In my presentation before the FDA at yesterday’s public hearing, I made some specific suggestions, including the use of an FDA-designated hash tag to be included in each branded Tweet posted by pharmaceutical companies. If each product was assigned a unique hash tag by the FDA and all product tweets were required to include that hash tag, then the FDA, consumers, and healthcare professionals could easily review all the product tweets and ensure they obey regulations regarding fair balance presentation.

After my presentation, Tom Abrams, director of FDA’s Division of Drug Marketing, Advertising, and Communications (DDMAC), thanked me for presenting specific solutions that the FDA could consider when it creates new guidelines for the promotion of FDA-regulated products on the Internet and social media sites.

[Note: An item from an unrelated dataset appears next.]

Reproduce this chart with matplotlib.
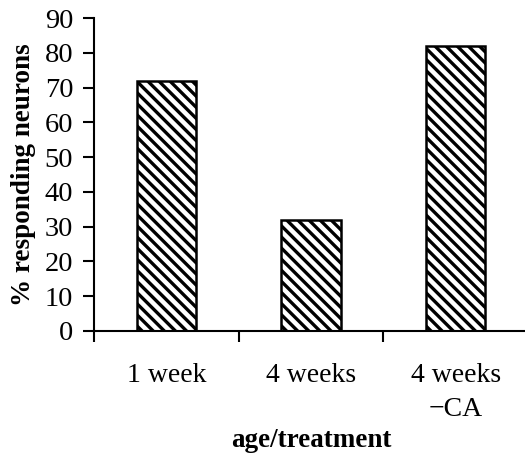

As opposed to the first Internet FDA public hearing in 1996, this one hammered into the FDA’s head how important the Internet is for health information seekers. Speaker after speaker made the point: the Internet can no longer be ignored if you are serious about protecting the public health. This time, pharmaceutical companies also made the same point.

In 1996, only visionaries could imagine how important the Internet would be in the health arena. FDA is not visionary, so the agency can be excused for not acting in 1996. This time, they have seen the light and have even used the Internet themselves to help improve public health.

I got a sense of urgency from the pharmaceutical company presenters. The industry is worried about the vast amount of user-generated health information and resources on the Internet. The industry’s share of voice on the Internet — especially the social media part of the Internet — is rapidly be dwarfed. Drug companies worry about that and they see that they need to get into the conversation. Guidelines will help them do that.

Google suggested a new way to present Rx branded paid search ads — you can read about that on EyeOnFDA here. I think the FDA will sanction this idea in its first-ever Internet specific guidelines.

Google presented this chart, which dramatically illustrates the effect of FDA’s 14 notice of violation letters on clickthrough rates of ads that did not include the product name in the ad or the URL:

More than anything, this kind of data impresses the FDA. I am sure it shook them up yesterday.

Google, however, did not mention sidewiki. Let me repeat/paraphrase what I said in my presentation yesterday:


“Mr Googlechev, tear down this sidewiki!”